Learning starts on day one in the infant classrooms and never stops. By the time children turn three, they’ve received more than 250 hours of preventative mental health programming. As preschoolers, it may look like they’re building with Legos or playing games but they’re actually learning letters, how to stick with a task, and so much more.
During the first five years at Operation Breakthrough, teachers look at 52 different things to make sure students are developing.
“It’s all different realms of education and personal skills,” said Morgan Mings, a pre-k teacher in the Blue Neighborhood. “We’re tracking them their whole time at Operation Breakthrough; this is where they’re at in this specific area, this is where should be for their age.”
Activities are individualized for each student and build on their learning, both academically and emotionally.
To emphasize consistency for the students, teachers stay with the same class for multiple years.

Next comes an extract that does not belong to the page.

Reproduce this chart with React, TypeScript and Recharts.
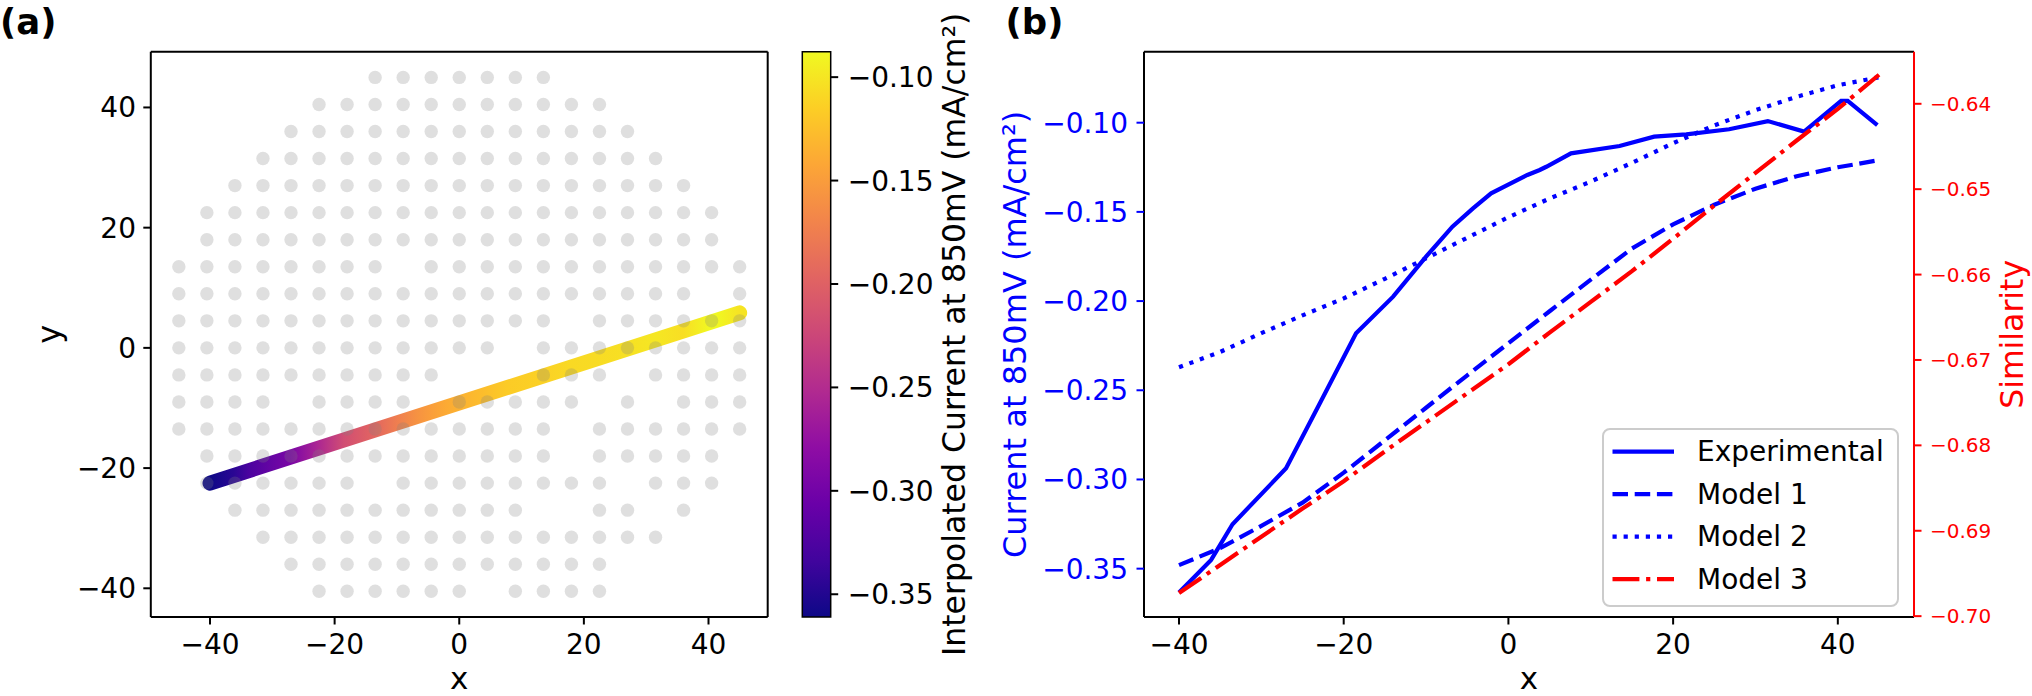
import React from "react";
import {
  ComposedChart,
  Line,
  Scatter,
  XAxis,
  YAxis,
  ReferenceLine,
  ReferenceArea,
  Legend,
} from "recharts";

const FONT = "'DejaVu Sans', 'Liberation Sans', sans-serif";
const BLUE = "#0000ff";
const RED = "#ff0000";
const LW = 4.2;

// ---- panel (b): current along the scan line ----
const expX = [-40, -36.1, -33.5, -27, -22.8, -18.5, -14, -10, -6.8, -4.3, -2.1, 2.3, 3.8, 4.6, 7.6, 13.5, 17.7, 21.6, 26.8, 31.5, 35.9, 40.4, 41.2, 44.8];
const expY = [-0.3634, -0.3451, -0.3251, -0.2937, -0.2564, -0.2181, -0.1975, -0.1751, -0.1583, -0.148, -0.1396, -0.1293, -0.1265, -0.1247, -0.1172, -0.1131, -0.1078, -0.1065, -0.1037, -0.0991, -0.105, -0.0878, -0.0878, -0.1013];

const modelX = [-40, -35, -30, -25, -20, -15, -10, -5, 0, 5, 10, 15, 20, 25, 30, 35, 40, 45];
const model1 = [-0.348, -0.3385, -0.326, -0.313, -0.2962, -0.278, -0.2598, -0.2416, -0.2236, -0.2057, -0.188, -0.1705, -0.157, -0.146, -0.137, -0.13, -0.125, -0.121];
const model2 = [-0.2371, -0.2285, -0.218, -0.208, -0.1985, -0.1875, -0.176, -0.1645, -0.153, -0.1425, -0.133, -0.1225, -0.1115, -0.1015, -0.093, -0.0855, -0.079, -0.0745];
const model3Sim = [-0.6973, -0.694, -0.6907, -0.6874, -0.6842, -0.6807, -0.6773, -0.6739, -0.6705, -0.6668, -0.6632, -0.6596, -0.6558, -0.6519, -0.6481, -0.6443, -0.6406, -0.6366];

const xTicks = [-40, -20, 0, 20, 40];
const curTicks = [-0.35, -0.3, -0.25, -0.2, -0.15, -0.1];
const simTicks = [-0.7, -0.69, -0.68, -0.67, -0.66, -0.65, -0.64];
const curDomain = [-0.3771, -0.0602];
const simDomain = [-0.7001, -0.6339];
const xDomainB = [-44.25, 49.25];

// ---- panel (a): wafer sites and scan line ----
const waferPitch = 4.5;
const waferRowJ = [10, 9, 8, 7, 6, 5, 4, 3, 2, 1, 0, -1, -2, -3, -4, -5, -6, -7, -8, -9];
const waferRowMinI = [-3, -5, -6, -7, -8, -9, -9, -10, -10, -10, -10, -10, -10, -10, -9, -9, -8, -7, -6, -5];
const waferRowMaxI = [3, 5, 6, 7, 8, 9, 9, 10, 10, 10, 10, 10, 10, 10, 9, 9, 8, 7, 5, 5];
// [i, j] sites with no point
const waferGaps = [[-2, 3], [9, 2], [4, 1], [2, 0], [0, -1], [1, -1], [2, -1], [6, -1], [-6, -2], [-1, -2], [5, -2], [7, -2], [4, -3], [4, -4], [-3, -5], [6, -5], [3, -6], [4, -6], [7, -6], [1, -9]];
const scanX = [-40, 45];
const scanY = [-22.5, 5.83];
const xDomainA = [-49.5, 49.5];
const yDomainA = [-44.775, 49.275];

const cbDomain = [-0.361, -0.0877];
const cbTicks = [-0.35, -0.3, -0.25, -0.2, -0.15, -0.1];

const PLASMA = ["#0d0887", "#41049d", "#6a00a8", "#8f0da4", "#b12a90", "#cc4778", "#e16462", "#f2844b", "#fca636", "#fcce25", "#f0f921"];

function plasma(t: number) {
  const c = Math.max(0, Math.min(1, t)) * (PLASMA.length - 1);
  const i = Math.min(Math.floor(c), PLASMA.length - 2);
  const f = c - i;
  const a = PLASMA[i], b = PLASMA[i + 1];
  const ch = (s: string, k: number) => parseInt(s.slice(1 + 2 * k, 3 + 2 * k), 16);
  const mix = [0, 1, 2].map((k) => Math.round(ch(a, k) + (ch(b, k) - ch(a, k)) * f));
  return `rgb(${mix.join(",")})`;
}

const minus = (s: string) => s.replace("-", "\u2212");
const fmtInt = (v: number) => minus(String(v));
const fmt2 = (v: number) => minus(v.toFixed(2));

const expData = expX.map((x, i) => ({ x, y: expY[i] }));
const m1Data = modelX.map((x, i) => ({ x, y: model1[i] }));
const m2Data = modelX.map((x, i) => ({ x, y: model2[i] }));
const m3Data = modelX.map((x, i) => ({ x, s: model3Sim[i] }));

const waferDots: { x: number; y: number }[] = [];
waferRowJ.forEach((j, r) => {
  for (let i = waferRowMinI[r]; i <= waferRowMaxI[r]; i++) {
    if (waferGaps.some((g) => g[0] === i && g[1] === j)) continue;
    waferDots.push({ x: i * waferPitch, y: j * waferPitch });
  }
});
const scanData = scanX.map((x, i) => ({ x, y: scanY[i] }));

const series = [
  { name: "Experimental", color: BLUE, dash: undefined as string | undefined },
  { name: "Model 1", color: BLUE, dash: "15.5 6.7" },
  { name: "Model 2", color: BLUE, dash: "4.2 6.9" },
  { name: "Model 3", color: RED, dash: "26.9 6.7 4.2 6.7" },
];

const AxisTitle = (props: any) => {
  const { viewBox, text, dx = 0, dy = 0, vertical = false, color = "#000", size = 32 } = props;
  if (!viewBox) return null;
  const { x = 0, y = 0, width = 0, height = 0 } = viewBox;
  if (vertical) {
    const cx = x + dx;
    const cy = y + height / 2;
    return (
      <text x={cx} y={cy} transform={`rotate(-90 ${cx} ${cy})`} textAnchor="middle" dominantBaseline="central" fill={color} fontSize={size} fontFamily={FONT}>
        {text}
      </text>
    );
  }
  return (
    <text x={x + width / 2} y={y + dy} textAnchor="middle" fill={color} fontSize={size} fontFamily={FONT}>
      {text}
    </text>
  );
};

const renderLegend = () => (
  <svg width={297} height={179} style={{ display: "block" }}>
    <rect x={1} y={1} width={295} height={177} rx={7} fill="#fff" fillOpacity={0.8} stroke="#cccccc" strokeWidth={2} />
    {series.map((s, k) => {
      const yc = 23.6 + k * 42.5;
      return (
        <g key={s.name}>
          <line x1={10.5} x2={72} y1={yc} y2={yc} stroke={s.color} strokeWidth={LW} strokeDasharray={s.dash} />
          <text x={95} y={yc} dominantBaseline="central" fontSize={28} fontFamily={FONT} fill="#000">
            {s.name}
          </text>
        </g>
      );
    })}
  </svg>
);

const grayDot = (p: any) => <circle cx={p.cx} cy={p.cy} r={6.7} fill="#808080" fillOpacity={0.25} />;

const tickBlack = { fontSize: 28, fill: "#000", fontFamily: FONT };
const blackLine = { stroke: "#000", strokeWidth: 2 };

export default function App() {
  const lineStops = expX.map((x, i) => ({
    off: (x - scanX[0]) / (scanX[1] - scanX[0]),
    col: plasma((expY[i] - cbDomain[0]) / (cbDomain[1] - cbDomain[0])),
  }));

  return (
    <div style={{ position: "absolute", left: 0, top: 0, width: 2032, height: 696, background: "#fff", fontFamily: FONT, overflow: "hidden" }}>
      <svg width={0} height={0} style={{ position: "absolute" }}>
        <defs>
          <linearGradient id="scanGrad" x1="0" y1="0" x2="1" y2="0">
            {lineStops.map((s, i) => (
              <stop key={i} offset={Math.max(0, Math.min(1, s.off))} stopColor={s.col} />
            ))}
          </linearGradient>
          <linearGradient id="plasmaV" x1="0" y1="1" x2="0" y2="0">
            {PLASMA.map((c, i) => (
              <stop key={i} offset={i / (PLASMA.length - 1)} stopColor={c} />
            ))}
          </linearGradient>
        </defs>
      </svg>

      {/* panel (a) wafer map */}
      <div style={{ position: "absolute", left: 0, top: 0 }}>
        <ComposedChart width={800} height={696} margin={{ top: 51.7, right: 32.3, bottom: 0, left: 0 }}>
          <XAxis
            dataKey="x"
            type="number"
            domain={xDomainA}
            allowDataOverflow
            ticks={xTicks}
            interval={0}
            height={79}
            tickSize={7.5}
            tickMargin={9.8}
            tickFormatter={fmtInt}
            tick={tickBlack}
            axisLine={blackLine}
            tickLine={blackLine}
            label={<AxisTitle text="x" dy={72} size={31} />}
          />
          <YAxis
            dataKey="y"
            type="number"
            domain={yDomainA}
            allowDataOverflow
            ticks={xTicks}
            interval={0}
            width={150.8}
            tickSize={7.5}
            tickMargin={7.3}
            tickFormatter={fmtInt}
            tick={tickBlack}
            axisLine={blackLine}
            tickLine={blackLine}
            label={<AxisTitle text="y" vertical dx={49} size={32} />}
          />
          <ReferenceLine y={yDomainA[1]} stroke="#000" strokeWidth={2} ifOverflow="visible" />
          <ReferenceLine x={xDomainA[1]} stroke="#000" strokeWidth={2} ifOverflow="visible" />
          <Line
            data={scanData}
            dataKey="y"
            type="linear"
            stroke="url(#scanGrad)"
            strokeWidth={15}
            strokeLinecap="round"
            dot={false}
            activeDot={false}
            isAnimationActive={false}
          />
          <Scatter data={waferDots} dataKey="y" shape={grayDot} isAnimationActive={false} />
        </ComposedChart>
      </div>

      {/* colorbar */}
      <div style={{ position: "absolute", left: 780, top: 0 }}>
        <ComposedChart width={300} height={696} data={[{ x: 0 }, { x: 1 }]} margin={{ top: 51.7, right: 0, bottom: 79, left: 22.3 }}>
          <XAxis dataKey="x" type="number" domain={[0, 1]} hide />
          <YAxis
            orientation="right"
            type="number"
            domain={cbDomain}
            allowDataOverflow
            ticks={cbTicks}
            interval={0}
            width={249.3}
            tickSize={7.5}
            tickMargin={9.5}
            tickFormatter={fmt2}
            tick={tickBlack}
            axisLine={false}
            tickLine={blackLine}
            label={<AxisTitle text="Interpolated Current at 850mV (mA/cm²)" vertical dx={123.5} size={31.5} />}
          />
          <ReferenceArea x1={0} x2={1} y1={cbDomain[0]} y2={cbDomain[1]} fill="url(#plasmaV)" fillOpacity={1} stroke="#000" strokeWidth={1.5} ifOverflow="visible" />
        </ComposedChart>
      </div>

      {/* panel (b) profiles */}
      <div style={{ position: "absolute", left: 960, top: 0 }}>
        <ComposedChart width={1072} height={696} margin={{ top: 51.7, right: 0, bottom: 0, left: 0 }}>
          <XAxis
            dataKey="x"
            type="number"
            domain={xDomainB}
            allowDataOverflow
            ticks={xTicks}
            interval={0}
            height={79}
            tickSize={7.5}
            tickMargin={9.8}
            tickFormatter={fmtInt}
            tick={tickBlack}
            axisLine={blackLine}
            tickLine={blackLine}
            label={<AxisTitle text="x" dy={72} size={31} />}
          />
          <YAxis
            yAxisId="cur"
            type="number"
            domain={curDomain}
            allowDataOverflow
            ticks={curTicks}
            interval={0}
            width={184}
            tickSize={7.5}
            tickMargin={8.5}
            tickFormatter={fmt2}
            tick={{ fontSize: 28, fill: BLUE, fontFamily: FONT }}
            axisLine={blackLine}
            tickLine={{ stroke: BLUE, strokeWidth: 2 }}
            label={<AxisTitle text="Current at 850mV (mA/cm²)" vertical dx={55.5} size={32} color={BLUE} />}
          />
          <YAxis
            yAxisId="sim"
            orientation="right"
            type="number"
            domain={simDomain}
            allowDataOverflow
            ticks={simTicks}
            interval={0}
            width={118}
            tickSize={7.5}
            tickMargin={8.5}
            tickFormatter={fmt2}
            tick={{ fontSize: 20, fill: RED, fontFamily: FONT }}
            axisLine={{ stroke: RED, strokeWidth: 2 }}
            tickLine={{ stroke: RED, strokeWidth: 2 }}
            label={<AxisTitle text="Similarity" vertical dx={98.5} size={31.5} color={RED} />}
          />
          <ReferenceLine yAxisId="cur" y={curDomain[1]} stroke="#000" strokeWidth={2} ifOverflow="visible" />
          <Line yAxisId="cur" data={expData} dataKey="y" name="Experimental" type="linear" stroke={BLUE} strokeWidth={LW} dot={false} activeDot={false} isAnimationActive={false} />
          <Line yAxisId="cur" data={m1Data} dataKey="y" name="Model 1" type="linear" stroke={BLUE} strokeWidth={LW} strokeDasharray={series[1].dash} dot={false} activeDot={false} isAnimationActive={false} />
          <Line yAxisId="cur" data={m2Data} dataKey="y" name="Model 2" type="linear" stroke={BLUE} strokeWidth={LW} strokeDasharray={series[2].dash} dot={false} activeDot={false} isAnimationActive={false} />
          <Line yAxisId="sim" data={m3Data} dataKey="s" name="Model 3" type="linear" stroke={RED} strokeWidth={LW} strokeDasharray={series[3].dash} dot={false} activeDot={false} isAnimationActive={false} />
          <Legend
            layout="vertical"
            align="center"
            verticalAlign="middle"
            content={renderLegend}
            wrapperStyle={{ position: "absolute", left: 642, top: 428, width: 297, height: 179 }}
          />
        </ComposedChart>
      </div>

      {/* panel letters */}
      <svg width={2032} height={696} style={{ position: "absolute", left: 0, top: 0, pointerEvents: "none" }}>
        <text x={0} y={33.7} fontSize={35.5} fontWeight="bold" fontFamily={FONT} fill="#000">(a)</text>
        <text x={1005.5} y={33.7} fontSize={35.5} fontWeight="bold" fontFamily={FONT} fill="#000">(b)</text>
      </svg>
    </div>
  );
}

“We’ve been through every moment of their life with them,” said Mings. “We know exactly what they need, we can see by their behavior and their emotions right when they come in,”
Despite possible hardships at home, children at Operation Breakthrough meet opportunities with curiosity and potential.
“A lot of kids who grow up in poverty don’t get the experiences that a lot of other kids do,” said Mings. “They have so many different aspects where the kids are able to explore and create and do things that a lot of other kids aren’t able to do and I think it sparks their excitement and creativity and their imagination.”
LaShawnda Ramsey, a pre-K teacher in the Red Neighborhood, says everything in her classroom is planned and has a purpose. “We learn a lot through play. Maybe one week it’s the mail room in dramatic play and they’re learning what an envelope is, what letter does envelope start with, who works in a mail room, how does mail get shipped out and also a lot of different vocabulary.”
As the kids get ready to start kindergarten, their teachers know they will be successful in school and life thanks to the foundation started at Operation Breakthrough.
“Some of them say they want to be a DJ, some of them want to be singers, one of the kids wants to be a funeral director, I’m not sure if they know what that means exactly but a few of them want to do that,” said Ramsey. “I see bright futures for them.”